The lower-court judge had ordered colleges to pay the ex-players no less than $5,000 a year for the use of their name, image and likeness. The former students said in their filing Wednesday that evidence presented during a 2014 trial showed that “small payments” won’t hurt consumer demand for college sports.
The case, led by ex-college basketball player Ed O’Bannon, challenges the treatment of students as amateurs as college basketball and football evolved into multibillion-dollar businesses, with money flowing to the NCAA, broadcasters, member schools and coaches—everyone but the players.

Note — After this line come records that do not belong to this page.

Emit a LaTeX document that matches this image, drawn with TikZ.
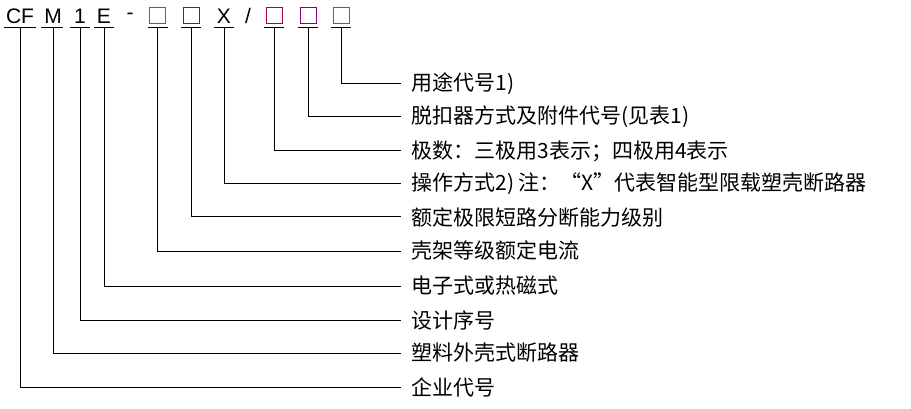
\documentclass[tikz,border=0pt]{standalone}
\usepackage{fontspec}
\setmainfont{Liberation Sans}
\newfontfamily\cjk{Noto Sans CJK SC}
\begin{document}
\begin{tikzpicture}[x=1pt,y=-1pt,line width=1pt,
  lbl/.style={anchor=west,inner sep=0pt,font=\cjk\fontsize{21}{22}\selectfont},
  top/.style={inner sep=0pt,font=\fontsize{21}{22}\selectfont},
  bx/.style={draw=#1,line width=1pt,minimum size=16pt,inner sep=0pt}]
\useasboundingbox (0,0) rectangle (911,409);
\node[top] (cf) at (20,16) {CF};
\node[top] (m) at (53,16) {M};
\node[top] (n1) at (80,16) {1};
\node[top] (e) at (104,16) {E};
\node[top] (d) at (130,16) {-};
\node[bx=gray!70!blue] (b1) at (157,16) {};
\node[bx=violet!80!red] (b2) at (191,16) {};
\node[top] (x) at (224,16) {X};
\node[top] (sl) at (248,16) {/};
\node[bx=violet!70!red] (b3) at (274,16) {};
\node[bx=violet!80!red] (b4) at (308,16) {};
\node[bx=gray!70!blue] (b5) at (341,16) {};
\foreach \a/\b/\n in {4/36/cf,41/63/m,70/90/n1,94/114/e,148/168/b1,181/201/b2,214/234/x,264/284/b3,298/318/b4,331/351/b5}
  \draw (\a,28) -- (\b,28);
\foreach \n/\xx/\yy/\t in {b5/341/84/{用途代号1)},
  b4/308/117/{脱扣器方式及附件代号(见表1)},
  b3/274/151/{极数：三极用3表示；四极用4表示},
  x/224/184/{操作方式2) 注：“X”代表智能型限载塑壳断路器},
  b2/191/217/{额定极限短路分断能力级别},
  b1/157/251/{壳架等级额定电流},
  e/104/286/{电子式或热磁式},
  n1/80/320/{设计序号},
  m/53/353/{塑料外壳式断路器},
  cf/20/387/{企业代号}}{
  \node[lbl] (t\n) at (411,\yy) {\t};
  \draw (\xx,28) |- (401,\yy);
}
\end{tikzpicture}
\end{document}
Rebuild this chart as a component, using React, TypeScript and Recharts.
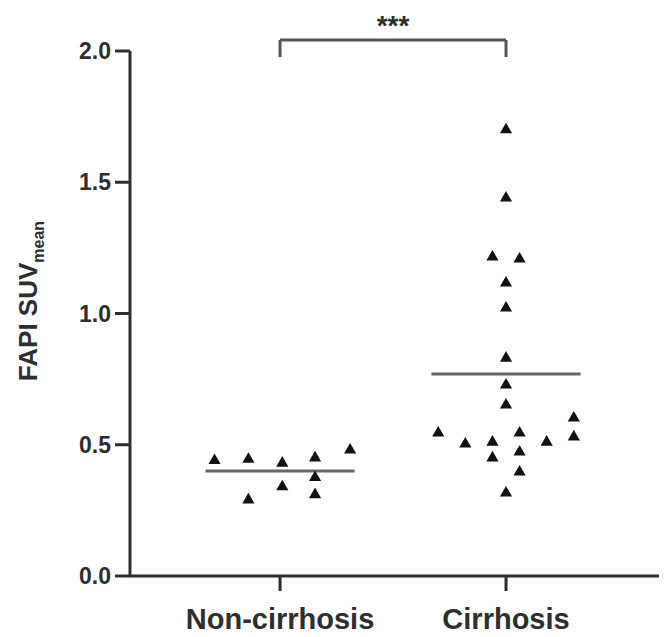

The Sept. 30 decision “creates a rift in this court’s precedent, clashes with Supreme Court authority, sows confusion in antitrust jurisprudence, and involves questions of exceptional importance at the intersection of college athletics and antitrust,” the athletes told the U.S. Court of Appeals in San Francisco.
In the September ruling, the appeals panel endorsed a practice that the college sports governing body began five years after the athletes sued in 2009. Since Aug. 1, the NCAA has allowed member schools to give student athletes stipends—typically $3,000 to $7,000 a year—to meet the total cost of attendance beyond tuition and other fees that can now be covered by scholarships.
“While the plaintiffs initially claimed victory, their appeal today signals a different point of view,” Donald Remy, the NCAA’s chief legal officer, said Wednesday in an e-mail. “We look forward to presenting our views in the event the Ninth Circuit asks us to respond to the plaintiffs’ appeal.”
Two of the three judges on the panel said U.S. District Judge Claudia Wilken in Oakland, California, erred in ordering the NCAA to provide publicity rights payments of at least $5,000 a year for football and men’s basketball players.
The athletes said in Wednesday’s petition for further review that Wilken and the one appellate judge who voted in favor of the payments got it right.
Wilken “properly found that small payments would not harm consumer demand, rejecting the NCAA’s core contention that the restraint is essential to college sports,” the athletes argued. “That finding was amply supported by testimony from the NCAA’s own witnesses as well as evidence of the abandonment of ‘amateurism’ in the Olympics, tennis, and rugby (without adverse consequences).”
The rehearing request is subject to a majority vote by the appeals court’s 29 active judges. Either side in the case could also appeal to the U.S. Supreme Court.